What is expected – Copy out every line exactly, passing over the pictures.

────

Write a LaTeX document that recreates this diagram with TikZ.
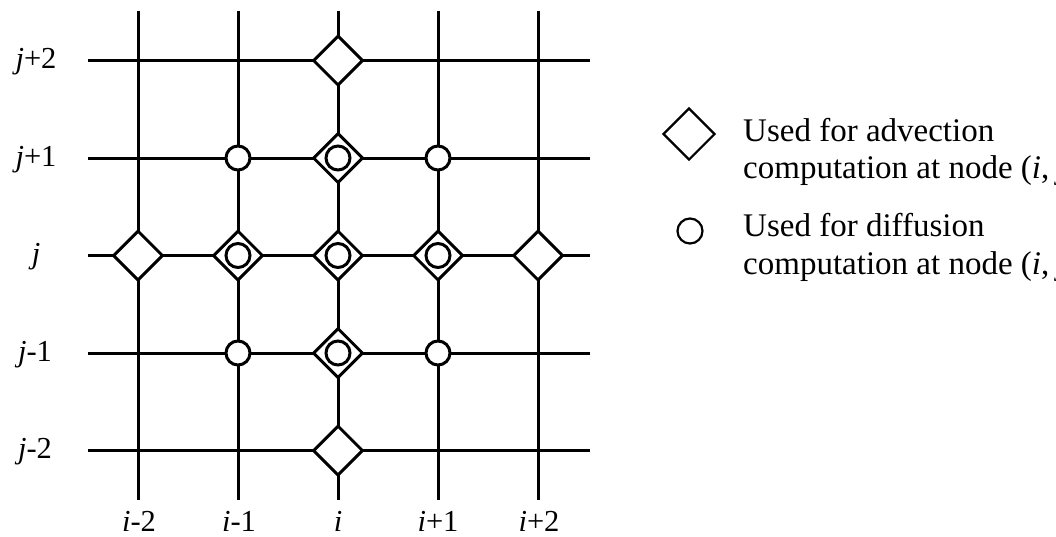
\documentclass[tikz,border=0pt]{standalone}
\usepackage{fontspec}
\setmainfont{Liberation Serif}
\usetikzlibrary{shapes.geometric}
\tikzset{
  gridline/.style={line width=3pt, line cap=butt},
  advmark/.style={diamond, draw, fill=white, line width=3pt, inner sep=0pt, minimum width=50pt, minimum height=50pt},
  difmark/.style={circle, draw, fill=white, line width=3pt, inner sep=0pt, minimum size=24pt},
  legadv/.style={diamond, draw, fill=white, line width=2.2pt, inner sep=0pt, minimum width=52pt, minimum height=52pt},
  legdif/.style={circle, draw, fill=white, line width=2.2pt, inner sep=0pt, minimum size=25pt},
  axlabel/.style={font=\fontsize{30.5}{36}\selectfont, inner sep=0pt, anchor=base},
  legtext/.style={font=\fontsize{33}{40}\selectfont, inner sep=0pt, anchor=base west},
}
\begin{document}
\begin{tikzpicture}[x=1pt,y=-1pt]
\useasboundingbox (0,0) rectangle (1056,536);
\clip (0,0) rectangle (1056,536);
% grid coordinates
\foreach \c/\x in {1/138,2/238,3/338,4/438,5/538}{
  \coordinate (top\c) at (\x,10.7);
  \coordinate (bot\c) at (\x,500);
}
\foreach \r/\y in {1/60.5,2/158,3/255.5,4/353,5/450.5}{
  \coordinate (lft\r) at (88,\y);
  \coordinate (rgt\r) at (590,\y);
}
\foreach \c in {1,...,5}{ \draw[gridline] (top\c) -- (bot\c); }
\foreach \r in {1,...,5}{ \draw[gridline] (lft\r) -- (rgt\r); }
% advection stencil (diamonds)
\node[advmark] (a13) at (338,60.5) {};
\node[advmark] (a23) at (338,158) {};
\node[advmark] (a31) at (138,255.5) {};
\node[advmark] (a32) at (238,255.5) {};
\node[advmark] (a33) at (338,255.5) {};
\node[advmark] (a34) at (438,255.5) {};
\node[advmark] (a35) at (538,255.5) {};
\node[advmark] (a43) at (338,353) {};
\node[advmark] (a53) at (338,450.5) {};
% diffusion stencil (circles)
\node[difmark] (d22) at (238,158) {};
\node[difmark] (d23) at (338,158) {};
\node[difmark] (d24) at (438,158) {};
\node[difmark] (d32) at (238,255.5) {};
\node[difmark] (d33) at (338,255.5) {};
\node[difmark] (d34) at (438,255.5) {};
\node[difmark] (d42) at (238,353) {};
\node[difmark] (d43) at (338,353) {};
\node[difmark] (d44) at (438,353) {};
% row labels
\node[axlabel] (lj2) at (36,68.5) {\textit{j}+2};
\node[axlabel] (lj1) at (36,166) {\textit{j}+1};
\node[axlabel] (lj0) at (36,263.5) {\textit{j}};
\node[axlabel] (ljm1) at (35,361) {\textit{j}-1};
\node[axlabel] (ljm2) at (35,458.5) {\textit{j}-2};
% column labels
\node[axlabel] (lim2) at (139,531) {\textit{i}-2};
\node[axlabel] (lim1) at (239,531) {\textit{i}-1};
\node[axlabel] (li0) at (338,531) {\textit{i}};
\node[axlabel] (li1) at (438,531) {\textit{i}+1};
\node[axlabel] (li2) at (539,531) {\textit{i}+2};
% legend
\node[legadv] (legA) at (689,134) {};
\node[legdif] (legD) at (690,231) {};
\node[legtext] (tA1) at (743,141) {Used for advection};
\node[legtext] (tA2) at (743,178) {computation at node (\textit{i}, \textit{j})};
\node[legtext] (tD1) at (743,236) {Used for diffusion};
\node[legtext] (tD2) at (743,274) {computation at node (\textit{i}, \textit{j})};
\end{tikzpicture}
\end{document}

────

Correct output –
Write a LaTeX document that recreates this diagram with TikZ.
\documentclass[tikz,border=0pt]{standalone}
\usepackage{fontspec}
\setmainfont{Liberation Serif}
\usetikzlibrary{shapes.geometric}
\tikzset{
  gridline/.style={line width=3pt, line cap=butt},
  advmark/.style={diamond, draw, fill=white, line width=3pt, inner sep=0pt, minimum width=50pt, minimum height=50pt},
  difmark/.style={circle, draw, fill=white, line width=3pt, inner sep=0pt, minimum size=24pt},
  legadv/.style={diamond, draw, fill=white, line width=2.2pt, inner sep=0pt, minimum width=52pt, minimum height=52pt},
  legdif/.style={circle, draw, fill=white, line width=2.2pt, inner sep=0pt, minimum size=25pt},
  axlabel/.style={font=\fontsize{30.5}{36}\selectfont, inner sep=0pt, anchor=base},
  legtext/.style={font=\fontsize{33}{40}\selectfont, inner sep=0pt, anchor=base west},
}
\begin{document}
\begin{tikzpicture}[x=1pt,y=-1pt]
\useasboundingbox (0,0) rectangle (1056,536);
\clip (0,0) rectangle (1056,536);
% grid coordinates
\foreach \c/\x in {1/138,2/238,3/338,4/438,5/538}{
  \coordinate (top\c) at (\x,10.7);
  \coordinate (bot\c) at (\x,500);
}
\foreach \r/\y in {1/60.5,2/158,3/255.5,4/353,5/450.5}{
  \coordinate (lft\r) at (88,\y);
  \coordinate (rgt\r) at (590,\y);
}
\foreach \c in {1,...,5}{ \draw[gridline] (top\c) -- (bot\c); }
\foreach \r in {1,...,5}{ \draw[gridline] (lft\r) -- (rgt\r); }
% advection stencil (diamonds)
\node[advmark] (a13) at (338,60.5) {};
\node[advmark] (a23) at (338,158) {};
\node[advmark] (a31) at (138,255.5) {};
\node[advmark] (a32) at (238,255.5) {};
\node[advmark] (a33) at (338,255.5) {};
\node[advmark] (a34) at (438,255.5) {};
\node[advmark] (a35) at (538,255.5) {};
\node[advmark] (a43) at (338,353) {};
\node[advmark] (a53) at (338,450.5) {};
% diffusion stencil (circles)
\node[difmark] (d22) at (238,158) {};
\node[difmark] (d23) at (338,158) {};
\node[difmark] (d24) at (438,158) {};
\node[difmark] (d32) at (238,255.5) {};
\node[difmark] (d33) at (338,255.5) {};
\node[difmark] (d34) at (438,255.5) {};
\node[difmark] (d42) at (238,353) {};
\node[difmark] (d43) at (338,353) {};
\node[difmark] (d44) at (438,353) {};
% row labels
\node[axlabel] (lj2) at (36,68.5) {\textit{j}+2};
\node[axlabel] (lj1) at (36,166) {\textit{j}+1};
\node[axlabel] (lj0) at (36,263.5) {\textit{j}};
\node[axlabel] (ljm1) at (35,361) {\textit{j}-1};
\node[axlabel] (ljm2) at (35,458.5) {\textit{j}-2};
% column labels
\node[axlabel] (lim2) at (139,531) {\textit{i}-2};
\node[axlabel] (lim1) at (239,531) {\textit{i}-1};
\node[axlabel] (li0) at (338,531) {\textit{i}};
\node[axlabel] (li1) at (438,531) {\textit{i}+1};
\node[axlabel] (li2) at (539,531) {\textit{i}+2};
% legend
\node[legadv] (legA) at (689,134) {};
\node[legdif] (legD) at (690,231) {};
\node[legtext] (tA1) at (743,141) {Used for advection};
\node[legtext] (tA2) at (743,178) {computation at node (\textit{i}, \textit{j})};
\node[legtext] (tD1) at (743,236) {Used for diffusion};
\node[legtext] (tD2) at (743,274) {computation at node (\textit{i}, \textit{j})};
\end{tikzpicture}
\end{document}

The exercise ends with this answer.